Have you read anything by Elizabeth George? Cynthia Heald? Martha Peace? I have friends who have recommended books by them. Someone gave me "The Excellent Wife" by Martha Peace...but I haven't gotten to it yet.

"I pray to God this day to make me an extraordinary Christian." --Whitefield http://strengthfortoday.wordpress.com

Diane Heeney's picture

I'd also like to see a review of Carolyn Mahaney's " http://www.amazon.com/gp/product/1581346158?ie=UTF8&tag=girltalk0e-20&li... ]Feminine Appeal "...which I blogged on yesterday http://strengthfortoday.wordpress.com/2010/01/06/are-you-a-feminist-in-r... here . From what I've read from her in the blogosphere, she calls her shots pretty straight as well. Not a lot of "foof" in what I've seen.

"I pray to God this day to make me an extraordinary Christian." --Whitefield http://strengthfortoday.wordpress.com

Keri L.'s picture

I enjoyed this review Diane.

I just finished the new Nancy Leigh DeMoss book, Choosing Gratitude, and found it to be sufficiently "meaty". It was so refreshing compared to the last book I reviewed for Thomas Nelson, Find your Strongest Life. I read it because they sent it to me, but I'm sad to report that after reading it I actually became dumber Smile

Practical Theology for Women by Wendy Alsup has gotten very good reviews. I know she is a woman who has had enough cutesy books for women. I plan to read her book in the near future.

I'm waiting to buy a book by Diane Heeney. I bet there would be some real depth to her manuscript!

Diane Heeney's picture

Keri,
I was sending you an email while you were posting, apparently.

Wow...thanks for the compliment. :8) I don't know yet if I am in that season of life to devote myself to a book. I had a hard enough time completing this review...but part of that was because of the time of year and the fact that I found it a bit tedious.
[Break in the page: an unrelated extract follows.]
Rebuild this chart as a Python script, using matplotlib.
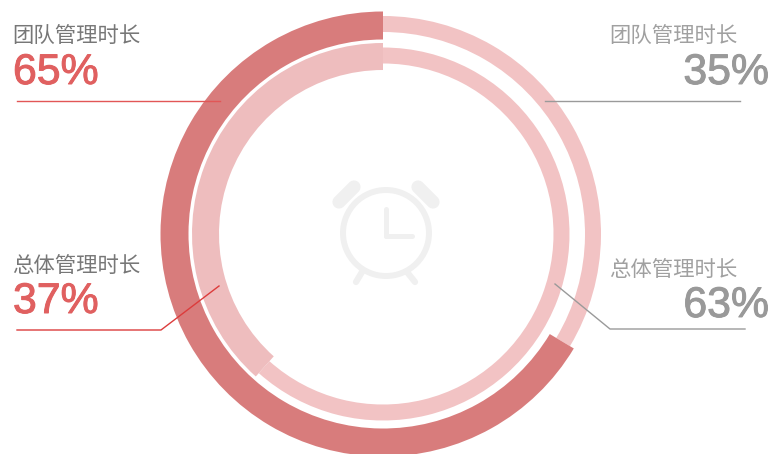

Elisabeth Elliot wrote to a young mother (I'm not "young" per se, but I have kids the same age as young mothers!) that it was wise to read great things during this season of life, to get a feel for substance and cadence. That is what I am endeavoring to do. She also advised that just because it has already been said (written) doesn't mean it that it does not need to be said again...for the present generation. I think that is a wise observation, and it is also a consolation to me. I don't have many new things to say that superb authors have not already eloquently addressed...but perhaps I can say them in a new way that is more applicable/absorbable for today.

I enjoy your writing as well (and this is not just a "mutual admiration club" as my Dad would say; I mean that sincerely)...perhaps we both ought to be on the watch for what God may want us to say, and, in the meantime, give ourselves to a steady diet of meaty, inspiring stuff. Do you have any opinions on the authors/works I mentioned above?

"I pray to God this day to make me an extraordinary Christian." --Whitefield http://strengthfortoday.wordpress.com

Ann B.'s picture

Nancy Leigh DeMoss is excellent. Last summer I worked through her Bible study SEEKING HIM and was deeply challenged by it. It was actually about the basics of the Christian life, but it had new perspectives and really showed that it had been carefully written and prayed about, over a period of years, rather than just thrown together to get it on the market and make some money. LIES WOMEN BELIEVE is another good one of hers, particularly the chapters on why Eve originally sinned and its ramifications on how women think today.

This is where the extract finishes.